The 324 deer removed from Philly parks over the 2017-18 winter breaks down by park as follows:
-63 from West/East Fairmount Park
-82 from Wissahickon Valley
-32 from Cobbs Creek Park
-17 from Tacony Creek Park
-42 from FDR Park
-88 from Pennypack Park
In early years, larger numbers of deer were removed, 400 and 500 in the first two years, when the program was only enacted in Pennypack Park and the Wissahickon. But in recent years, the number of deer culled has been relatively steady and the program is “in maintenance mode,” Bessler said.
After the most recent program, more than 7,000 pounds of venison was donated to local food banks for hungry Philadelphians. Donating all meat yielded from the project is a requirement of the Pennsylvania Game Commission permit approving the program.
“It’s not being wasted at all,” Bessler said. “It is kind of a grisly thing to think about, but there is a noble result in terms of donating the venison to the needy.”
Nonetheless, since it was started, the deer management program has been opposed by some animal-lovers, like the local group Philadelphia Advocates for the Deer (PAD).
“As of this month, more than 2,800 deer have been killed in Fairmount Park culls since 1999,” said Lee Hall, president of Concern for Animals · Respect for the Environment (CARE) and a member of PAD. “How do shooters keep finding so many deer to kill? Deer rebound.”

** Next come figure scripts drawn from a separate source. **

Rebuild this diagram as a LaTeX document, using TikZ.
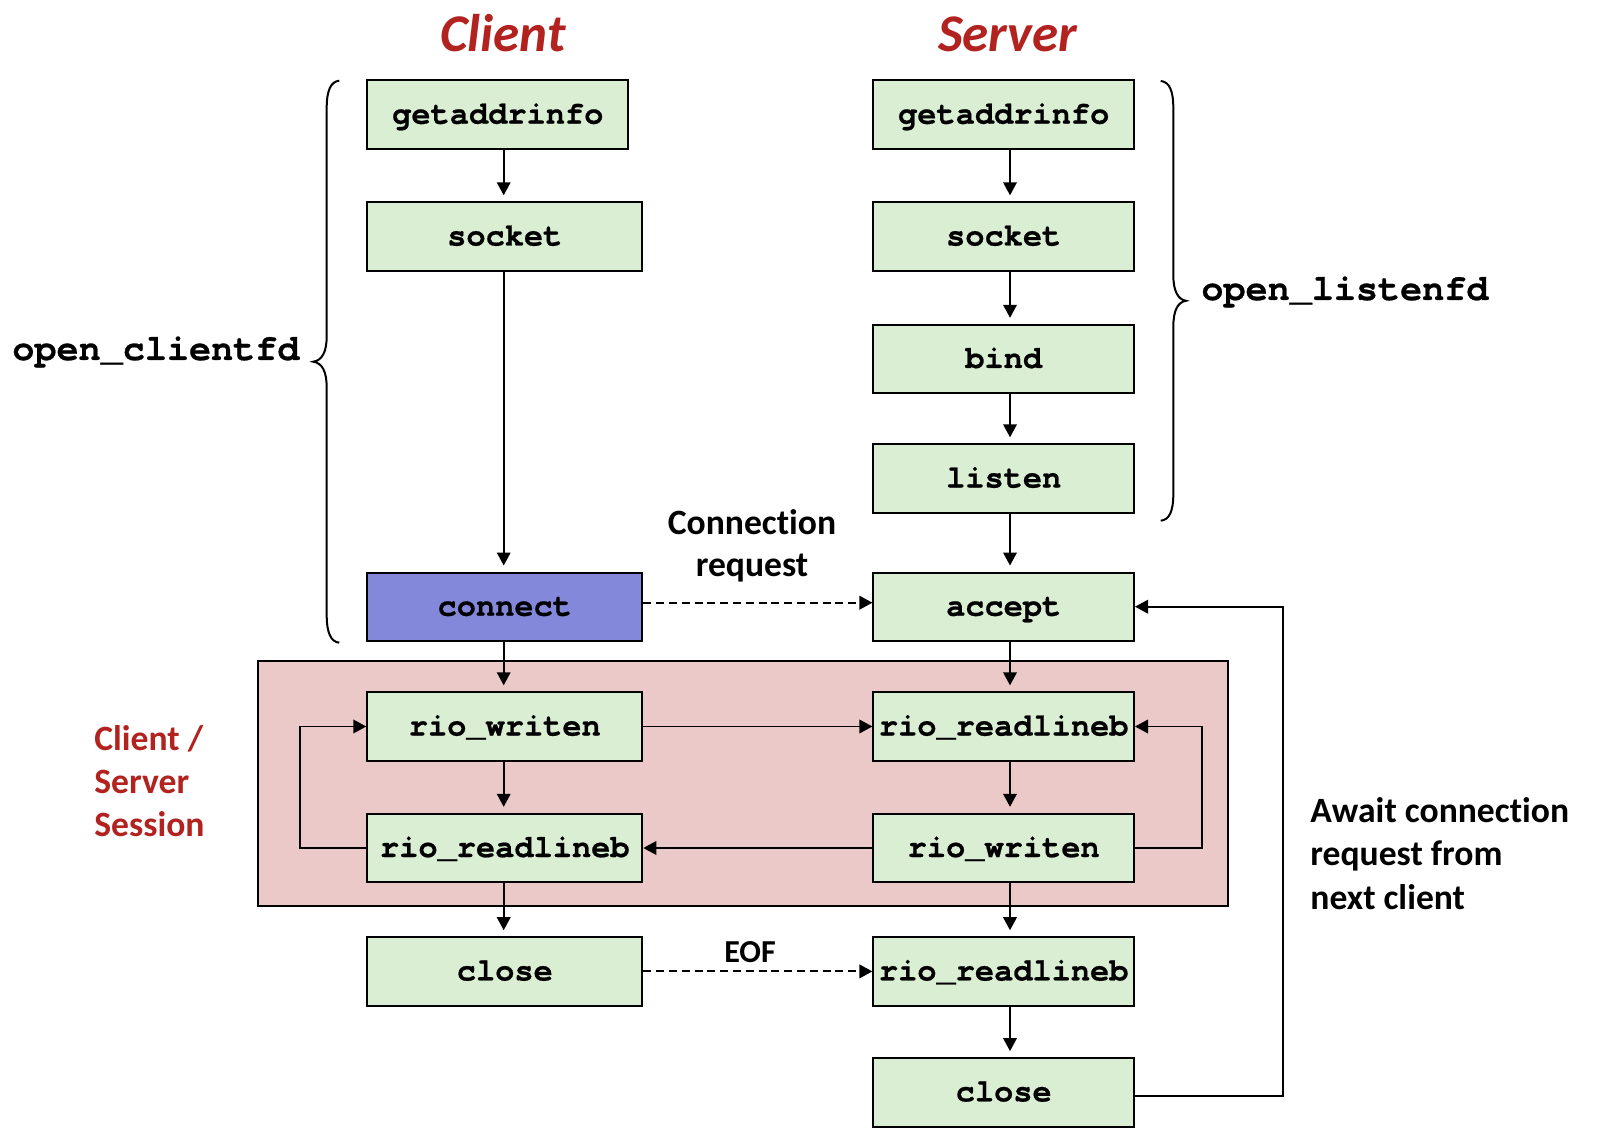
\documentclass[tikz,border=0pt]{standalone}
\usepackage{fontspec}
\setmainfont{Carlito}[Ligatures={NoCommon,NoDiscretionary}]
\newfontfamily\cour{texgyrecursor}[Extension=.otf, UprightFont=*-regular, BoldFont=*-bold, BoldFeatures={FakeBold=0.6}]
\usetikzlibrary{arrows.meta}
\definecolor{boxgreen}{RGB}{218,238,212}
\definecolor{connblue}{RGB}{132,136,218}
\definecolor{sesspink}{RGB}{235,201,200}
\definecolor{titlered}{RGB}{178,34,30}
\begin{document}
\begin{tikzpicture}[x=0.5pt,y=-0.5pt,
  fn/.style={draw=black, line width=1pt, fill=boxgreen, minimum height=34.2pt, inner sep=0pt,
    text height=11pt, text depth=2pt, text=black, font=\cour\bfseries\fontsize{16}{19}\selectfont},
  cw/.style={minimum width=137.5pt},
  sw/.style={minimum width=130.3pt},
  conn/.style={line width=0.85pt, -{Triangle[length=6.5pt,width=6.8pt]}},
  vconn/.style={conn, shorten >=3pt},
  dashconn/.style={conn, line width=1pt, dash pattern=on 4pt off 2.4pt},
  bracepath/.style={line width=1pt},
  monolbl/.style={inner sep=0pt, anchor=base west, font=\cour\bfseries\fontsize{18.4}{22}\selectfont},
  sanslbl/.style={inner sep=0pt, font=\bfseries\fontsize{17.8}{21}\selectfont},
  redlbl/.style={sanslbl, anchor=base west, text=titlered},
  title/.style={inner sep=0pt, anchor=base, text=titlered, font=\bfseries\itshape\fontsize{26.5}{31}\selectfont}
]
\useasboundingbox (0,0) rectangle (1600,1144);

% session background
\draw[fill=sesspink, line width=1pt] (258.3,661) rectangle (1227.6,906.4);

% titles
\node[title] (tclient) at (503,52) {Client};
\node[title] (tserver) at (1007.7,52) {Server};

% client column
\node[fn, minimum width=130.5pt] (cga) at (497.8,114.7) {getaddrinfo};
\node[fn, cw] (cso) at (504.8,236.5) {socket};
\node[fn, cw, fill=connblue] (cco) at (504.8,606.7) {connect};
\node[fn, cw] (cwr) at (504.8,726.5) {rio\_writen};
\node[fn, cw] (crl) at (504.8,848) {rio\_readlineb};
\node[fn, cw] (ccl) at (504.8,971.4) {close};

% server column
\node[fn, sw] (sga) at (1003.7,114.7) {getaddrinfo};
\node[fn, sw] (sso) at (1003.7,236.5) {socket};
\node[fn, sw] (sbi) at (1003.7,359) {bind};
\node[fn, sw] (sli) at (1003.7,478.5) {listen};
\node[fn, sw] (sac) at (1003.7,606.7) {accept};
\node[fn, sw] (srl) at (1003.7,726.5) {rio\_readlineb};
\node[fn, sw] (swr) at (1003.7,848) {rio\_writen};
\node[fn, sw] (srl2) at (1003.7,971.4) {rio\_readlineb};
\node[fn, sw] (scl) at (1003.7,1092.3) {close};

% helper coordinates
\coordinate (cx) at (503.7,0);
\coordinate (sx) at (1010,0);
\coordinate (cloop) at (300,0);
\coordinate (sloop) at (1201.7,0);
\coordinate (aloop) at (1283,0);

% client vertical arrows
\draw[vconn] (cga.south -| cx) -- (cso.north -| cx);
\draw[vconn] (cso.south -| cx) -- (cco.north -| cx);
\draw[vconn] (cco.south -| cx) -- (cwr.north -| cx);
\draw[vconn] (cwr.south -| cx) -- (crl.north -| cx);
\draw[vconn] (crl.south -| cx) -- (ccl.north -| cx);

% server vertical arrows
\draw[vconn] (sga.south -| sx) -- (sso.north -| sx);
\draw[vconn] (sso.south -| sx) -- (sbi.north -| sx);
\draw[vconn] (sbi.south -| sx) -- (sli.north -| sx);
\draw[vconn] (sli.south -| sx) -- (sac.north -| sx);
\draw[vconn] (sac.south -| sx) -- (srl.north -| sx);
\draw[vconn] (srl.south -| sx) -- (swr.north -| sx);
\draw[vconn] (swr.south -| sx) -- (srl2.north -| sx);
\draw[vconn] (srl2.south -| sx) -- (scl.north -| sx);

% horizontal connectors
\draw[dashconn] ([yshift=2pt]cco.east) -- ([yshift=2pt]sac.west);
\draw[conn] (cwr.east) -- (srl.west);
\draw[conn] (swr.west) -- (crl.east);
\draw[dashconn] (ccl.east) -- (srl2.west);

% loops
\draw[conn] (crl.west) -- (crl.west -| cloop) |- (cwr.west);
\draw[conn] (swr.east) -- (swr.east -| sloop) |- (srl.east);
\draw[conn] ([yshift=-2pt]scl.east) -- ([yshift=-2pt]scl.east -| aloop) |- (sac.east);

% braces
\draw[bracepath] (339.3,80.7) .. controls (331,81.5) and (326.7,90) .. (326.7,108)
  -- (326.7,336) .. controls (326.7,352) and (322,360.5) .. (313.3,361.7)
  .. controls (322,363) and (326.7,371) .. (326.7,388)
  -- (326.7,615) .. controls (326.7,633) and (331,641.9) .. (339.3,642.7);
\draw[bracepath] (1160.7,81) .. controls (1169,81.8) and (1173.3,90) .. (1173.3,108)
  -- (1173.3,275) .. controls (1173.3,291) and (1178,299.6) .. (1186,300.8)
  .. controls (1178,302) and (1173.3,310) .. (1173.3,327)
  -- (1173.3,494) .. controls (1173.3,512) and (1169,519.9) .. (1160.7,520.7);

% brace labels
\node[monolbl] (ocfd) at (12,360) {open\_clientfd};
\node[monolbl] (olfd) at (1201,300) {open\_listenfd};

% labels
\node[sanslbl, anchor=base] (cr1) at (752,534.3) {Connection};
\node[sanslbl, anchor=base] (cr2) at (752,576.7) {request};
\node[sanslbl, anchor=base, font=\bfseries\fontsize{16}{19}\selectfont] (eof) at (750,962) {EOF};

\node[redlbl] (ss1) at (94,750) {Client /};
\node[redlbl] (ss2) at (94,793.3) {Server};
\node[redlbl] (ss3) at (94,836.7) {Session};

\node[sanslbl, anchor=base west] (aw1) at (1310,822) {Await connection};
\node[sanslbl, anchor=base west] (aw2) at (1310,865.5) {request from};
\node[sanslbl, anchor=base west] (aw3) at (1310,909) {next client};
\end{tikzpicture}
\end{document}
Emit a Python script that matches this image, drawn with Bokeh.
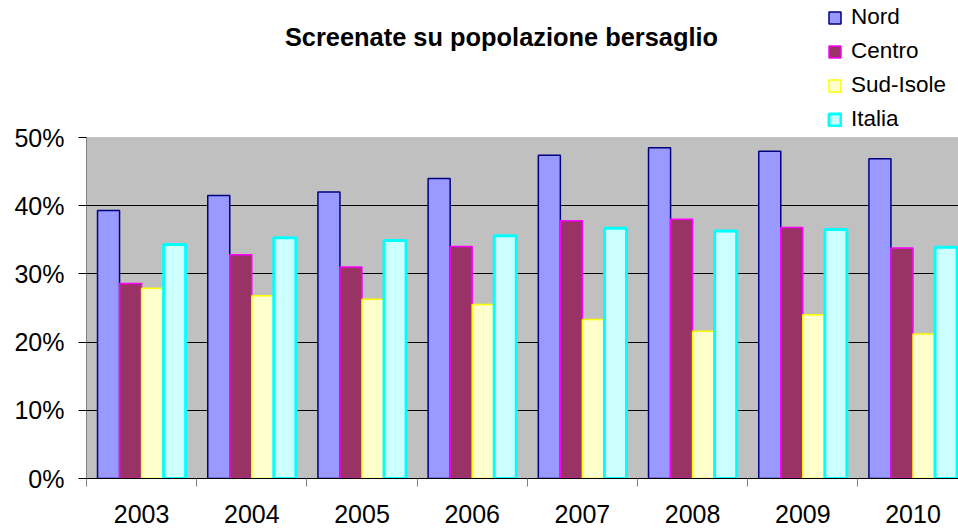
from bokeh.plotting import figure
from bokeh.models import (ColumnDataSource, Range1d, FixedTicker, PrintfTickFormatter,
                          Legend, LegendItem, Label, BoxAnnotation)
from bokeh.transform import dodge
from bokeh.embed import file_html
from bokeh.resources import INLINE

# ---- data ----
years = ["2003", "2004", "2005", "2006", "2007", "2008", "2009", "2010"]
nord = [39.3, 41.5, 42.0, 44.0, 47.4, 48.5, 48.0, 46.9]
centro = [28.6, 32.8, 31.0, 34.0, 37.8, 38.0, 36.8, 33.8]
sud_isole = [27.9, 26.8, 26.3, 25.5, 23.3, 21.6, 24.0, 21.2]
italia = [34.3, 35.3, 34.9, 35.6, 36.7, 36.3, 36.5, 33.9]
y_ticks = [0, 10, 20, 30, 40, 50]
title_text = "Screenate su popolazione bersaglio"

FONT = "Liberation Sans"

idx = list(range(len(years)))
src = ColumnDataSource(dict(x=idx, years=years, nord=nord, centro=centro,
                            sud=sud_isole, italia=italia))

# layout geometry (pixels)
W, H = 958, 530
left_b, bottom_b = 86, 52
frame_w, frame_h = W - left_b, H - bottom_b
plot_top_px = 137            # where 50% sits
cat_px = 110.2
y_max = y_ticks[-1]
y_end = y_max * frame_h / (frame_h - plot_top_px)

p = figure(width=W, height=H, output_backend="svg", toolbar_location=None,
           x_range=Range1d(-0.5, -0.5 + frame_w / cat_px), y_range=Range1d(0, y_end),
           min_border_left=left_b, min_border_right=0, min_border_top=0,
           min_border_bottom=bottom_b,
           background_fill_color="white", border_fill_color="white",
           outline_line_color=None)

# grey plot area (0..50%)
p.add_layout(BoxAnnotation(bottom=0, top=y_max, fill_color="#C0C0C0", fill_alpha=1,
                           line_color="#808080", line_width=1, level="image"))

bw = 0.2
r1 = p.vbar(x=dodge("x", -0.3, range=p.x_range), top="nord", width=bw, source=src,
            fill_color="#9999FF", line_color="#000080", line_width=1.5)
r2 = p.vbar(x=dodge("x", -0.1, range=p.x_range), top="centro", width=bw, source=src,
            fill_color="#993366", line_color="#FF00FF", line_width=1.5)
r3 = p.vbar(x=dodge("x", 0.1, range=p.x_range), top="sud", width=bw, source=src,
            fill_color="#FFFFCC", line_color="#FFFF00", line_width=1.5)
r4 = p.vbar(x=dodge("x", 0.3, range=p.x_range), top="italia", width=bw, source=src,
            fill_color="#CCFFFF", line_color="#00FFFF", line_width=3)

# grid
p.xgrid.grid_line_color = None
p.ygrid.ticker = FixedTicker(ticks=y_ticks[1:-1])
p.ygrid.grid_line_color = "black"
p.ygrid.grid_line_width = 1
p.ygrid.level = "underlay"

# x axis
xa = p.xaxis[0]
xa.ticker = FixedTicker(ticks=idx, minor_ticks=[i - 0.5 for i in range(len(years) + 1)])
xa.major_label_overrides = {i: y for i, y in enumerate(years)}
xa.major_tick_out = 0
xa.major_tick_in = 0
xa.major_tick_line_color = None
xa.minor_tick_out = 8
xa.minor_tick_in = 0
xa.minor_tick_line_color = "#808080"
xa.axis_line_color = "black"
xa.major_label_standoff = 18
xa.major_label_text_font = FONT
xa.major_label_text_font_size = "25px"
xa.major_label_text_color = "black"

# y axis
ya = p.yaxis[0]
ya.bounds = (0, y_max)
ya.ticker = FixedTicker(ticks=y_ticks)
ya.formatter = PrintfTickFormatter(format="%d%%")
ya.major_tick_out = 8
ya.major_tick_in = 0
ya.major_tick_line_color = "black"
ya.minor_tick_line_color = None
ya.axis_line_color = "#808080"
ya.major_label_standoff = 14
ya.major_label_text_font = FONT
ya.major_label_text_font_size = "25px"
ya.major_label_text_color = "black"

# legend (inside the white area above the grey plot area)
legend = Legend(items=[LegendItem(label="Nord", renderers=[r1]),
                       LegendItem(label="Centro", renderers=[r2]),
                       LegendItem(label="Sud-Isole", renderers=[r3]),
                       LegendItem(label="Italia", renderers=[r4])],
                location=(827 - left_b, frame_h - 132), orientation="vertical",
                glyph_width=15, glyph_height=15, label_standoff=9, spacing=8,
                padding=0, margin=0, border_line_color=None, background_fill_alpha=0,
                label_text_font=FONT, label_text_font_size="22.5px", label_text_color="black")
p.add_layout(legend, "center")

# title
p.add_layout(Label(x=501 - left_b, y=frame_h - 36, x_units="screen", y_units="screen",
                   text=title_text, text_align="center", text_baseline="middle",
                   text_font=FONT, text_font_size="25.4px", text_font_style="bold",
                   text_color="black"))

open("out.html", "w").write(file_html(p, INLINE))
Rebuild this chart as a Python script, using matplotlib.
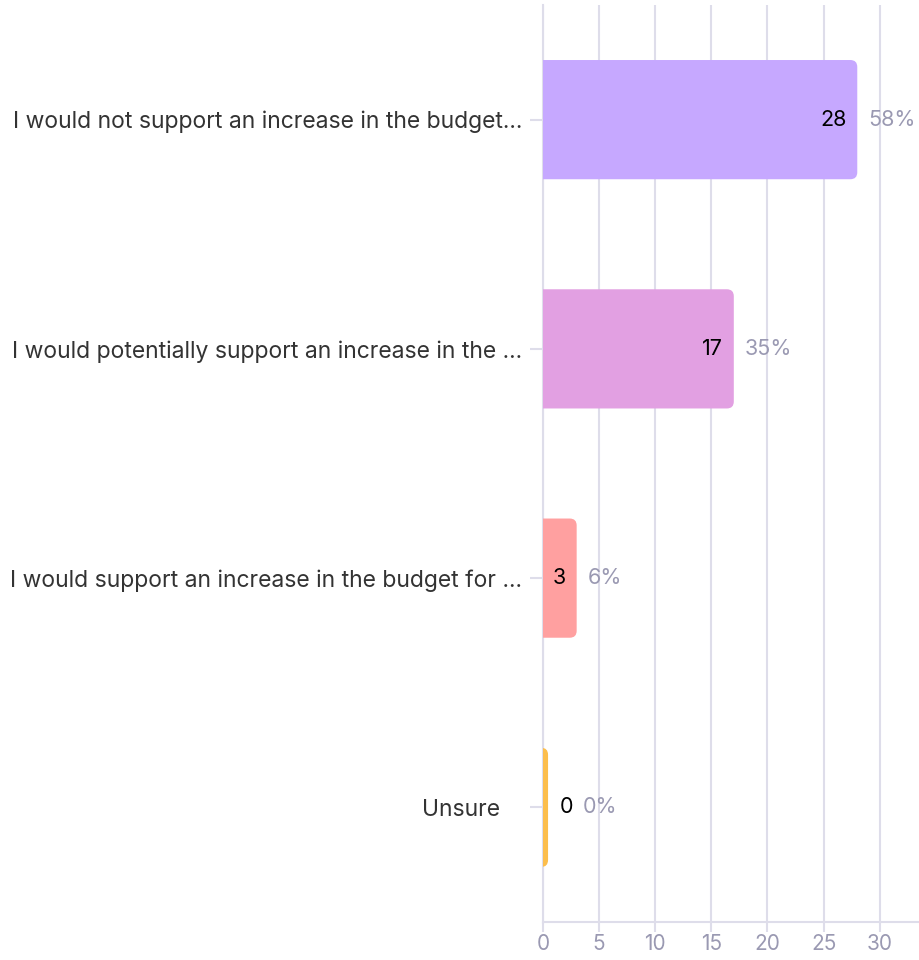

Hall said he believes the current management strategy is ineffective, but other solutions may exist to “The Deer Problem.” Research from other cities indicates that allowing a population of carnivores like Philly’s coyote population could naturally control the deer population, he said.
“Coyote coexistence projects have proved beneficial in New York, Chicago, Denver, Seattle, and San Francisceo,” Hall said. “Nationwide, people are recovering respect for animals and their habitats around us. Philadelphia aspires to be the greenest city, and this must involve appreciating nature’s capacity to balance itself. And now more than ever we need safe, gun-free open space for our children to grow up with.”
In comparison with the Philly program, across Pennsylvania in the 2017-18 season, hunters killed 367,159 deer, according to the state Game Commission.